- _EXERCISE_:
Repeat the full listing below verbatim and keep the images out.

┄┄┄┄┄┄┄┄┄┄

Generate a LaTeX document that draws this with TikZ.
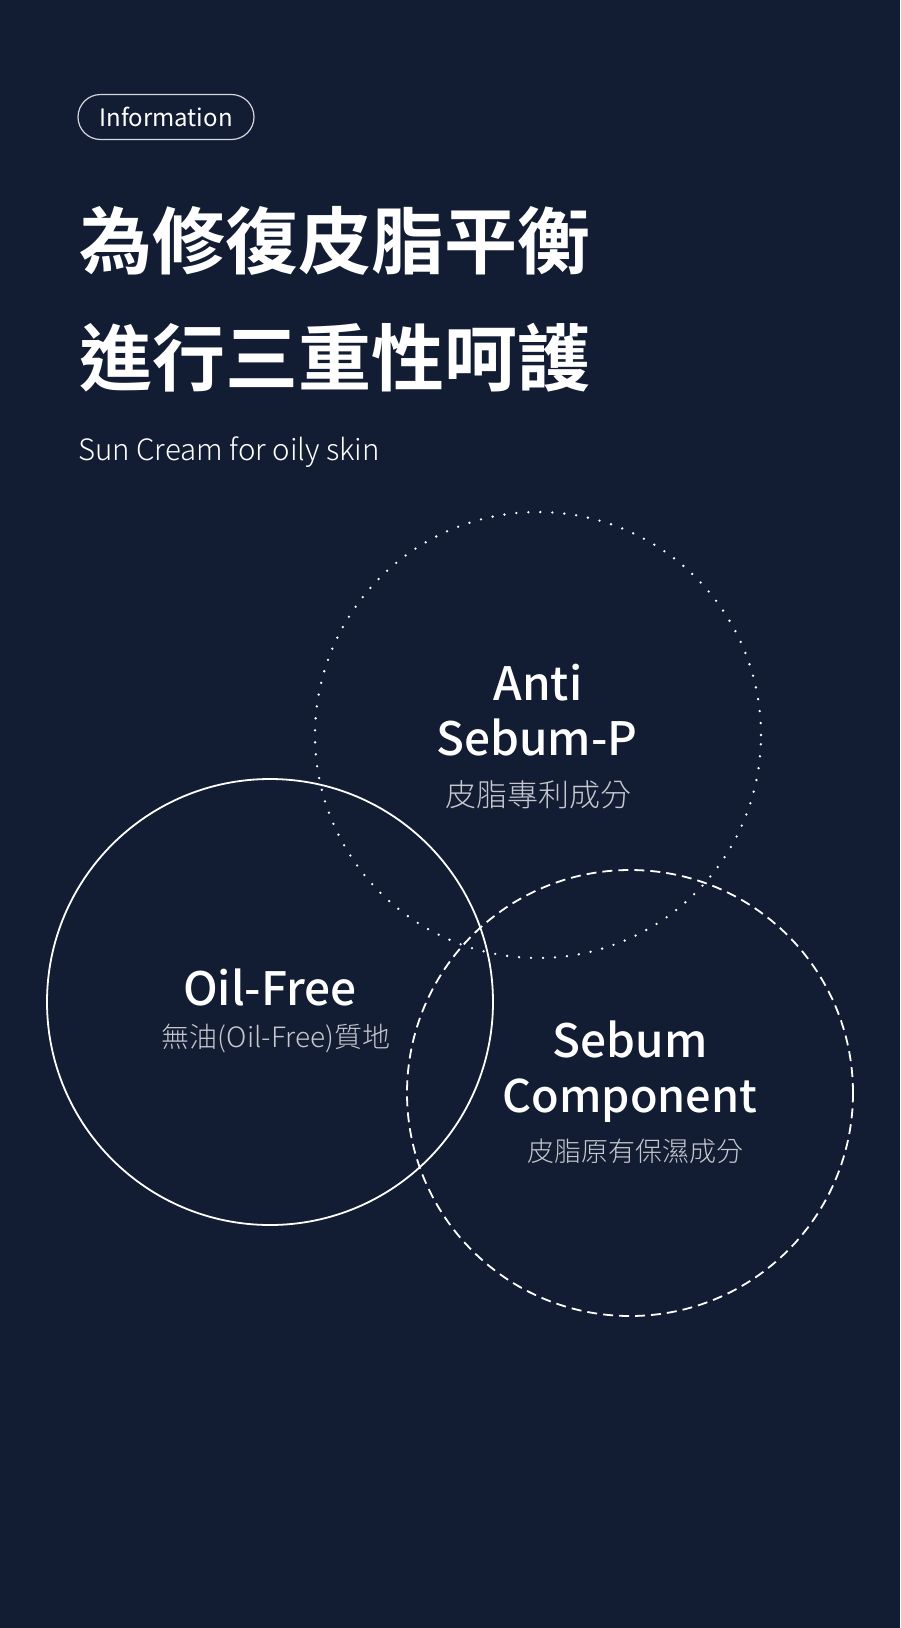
\documentclass[tikz,border=0pt]{standalone}
\usepackage{fontspec}
\setmainfont{Noto Sans CJK TC}
\newfontfamily\cjkbold{Noto Sans CJK TC Bold}
\newfontfamily\cjkmed{Noto Sans CJK TC Medium}
\newfontfamily\cjklight{Noto Sans CJK TC Light}
\definecolor{bgnavy}{HTML}{121D33}
\definecolor{capgray}{HTML}{C6C8CE}
\definecolor{pillgray}{HTML}{D4D6DB}
\begin{document}
\begin{tikzpicture}[x=1pt,y=-1pt,
  ring/.style={circle, draw=white, line width=1.8pt, minimum size=446pt, inner sep=0pt},
  headtxt/.style={text=white, font=\cjkmed\fontsize{46}{55}\selectfont, inner sep=0pt, anchor=base},
  subtxt/.style={text=capgray, font=\cjklight\fontsize{28}{34}\selectfont, inner sep=0pt, anchor=base},
  titletxt/.style={text=white, font=\cjkbold\fontsize{73}{80}\selectfont, inner sep=0pt, anchor=west}]
\fill[bgnavy] (0,0) rectangle (900,1628);

\node[draw=pillgray, line width=1.2pt, rounded corners=22.5pt, minimum width=176pt, minimum height=45pt,
  text=white, font=\fontsize{24}{28}\selectfont, inner sep=0pt] (info) at (166,117) {Information};

\node[titletxt] (title1) at (79,241) {為修復皮脂平衡};
\node[titletxt] (title2) at (79,358) {進行三重性呵護};
\node[text=white, font=\cjklight\fontsize{29.4}{36}\selectfont, inner sep=0pt, anchor=base west] (sub) at (78,460) {Sun Cream for oily skin};

\node[ring, dash pattern=on 0pt off 12pt, line cap=round, line width=2.6pt] (antiring) at (538,735) {};
\node[ring] (oilring) at (270,1002) {};
\node[ring, dash pattern=on 10pt off 6pt] (sebumring) at (630,1093) {};

\node[headtxt] (anti1) at (538,700) {Anti};
\node[headtxt] (anti2) at (537,755) {Sebum-P};
\node[subtxt, font=\cjklight\fontsize{31}{36}\selectfont] (antisub) at (538,806) {皮脂專利成分};

\node[headtxt] (oil1) at (270,1005) {Oil-Free};
\node[subtxt] (oilsub) at (276,1047) {無油(Oil-Free)質地};

\node[headtxt] (sebum1) at (630,1057) {Sebum};
\node[headtxt, font=\cjkmed\fontsize{45}{55}\selectfont] (sebum2) at (630,1112) {Component};
\node[subtxt, font=\cjklight\fontsize{27}{34}\selectfont] (sebumsub) at (635,1161) {皮脂原有保濕成分};
\end{tikzpicture}
\end{document}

┄┄┄┄┄┄┄┄┄┄

- _RESPONSE TO THIS TASK_:
Generate a LaTeX document that draws this with TikZ.
\documentclass[tikz,border=0pt]{standalone}
\usepackage{fontspec}
\setmainfont{Noto Sans CJK TC}
\newfontfamily\cjkbold{Noto Sans CJK TC Bold}
\newfontfamily\cjkmed{Noto Sans CJK TC Medium}
\newfontfamily\cjklight{Noto Sans CJK TC Light}
\definecolor{bgnavy}{HTML}{121D33}
\definecolor{capgray}{HTML}{C6C8CE}
\definecolor{pillgray}{HTML}{D4D6DB}
\begin{document}
\begin{tikzpicture}[x=1pt,y=-1pt,
  ring/.style={circle, draw=white, line width=1.8pt, minimum size=446pt, inner sep=0pt},
  headtxt/.style={text=white, font=\cjkmed\fontsize{46}{55}\selectfont, inner sep=0pt, anchor=base},
  subtxt/.style={text=capgray, font=\cjklight\fontsize{28}{34}\selectfont, inner sep=0pt, anchor=base},
  titletxt/.style={text=white, font=\cjkbold\fontsize{73}{80}\selectfont, inner sep=0pt, anchor=west}]
\fill[bgnavy] (0,0) rectangle (900,1628);

\node[draw=pillgray, line width=1.2pt, rounded corners=22.5pt, minimum width=176pt, minimum height=45pt,
  text=white, font=\fontsize{24}{28}\selectfont, inner sep=0pt] (info) at (166,117) {Information};

\node[titletxt] (title1) at (79,241) {為修復皮脂平衡};
\node[titletxt] (title2) at (79,358) {進行三重性呵護};
\node[text=white, font=\cjklight\fontsize{29.4}{36}\selectfont, inner sep=0pt, anchor=base west] (sub) at (78,460) {Sun Cream for oily skin};

\node[ring, dash pattern=on 0pt off 12pt, line cap=round, line width=2.6pt] (antiring) at (538,735) {};
\node[ring] (oilring) at (270,1002) {};
\node[ring, dash pattern=on 10pt off 6pt] (sebumring) at (630,1093) {};

\node[headtxt] (anti1) at (538,700) {Anti};
\node[headtxt] (anti2) at (537,755) {Sebum-P};
\node[subtxt, font=\cjklight\fontsize{31}{36}\selectfont] (antisub) at (538,806) {皮脂專利成分};

\node[headtxt] (oil1) at (270,1005) {Oil-Free};
\node[subtxt] (oilsub) at (276,1047) {無油(Oil-Free)質地};

\node[headtxt] (sebum1) at (630,1057) {Sebum};
\node[headtxt, font=\cjkmed\fontsize{45}{55}\selectfont] (sebum2) at (630,1112) {Component};
\node[subtxt, font=\cjklight\fontsize{27}{34}\selectfont] (sebumsub) at (635,1161) {皮脂原有保濕成分};
\end{tikzpicture}
\end{document}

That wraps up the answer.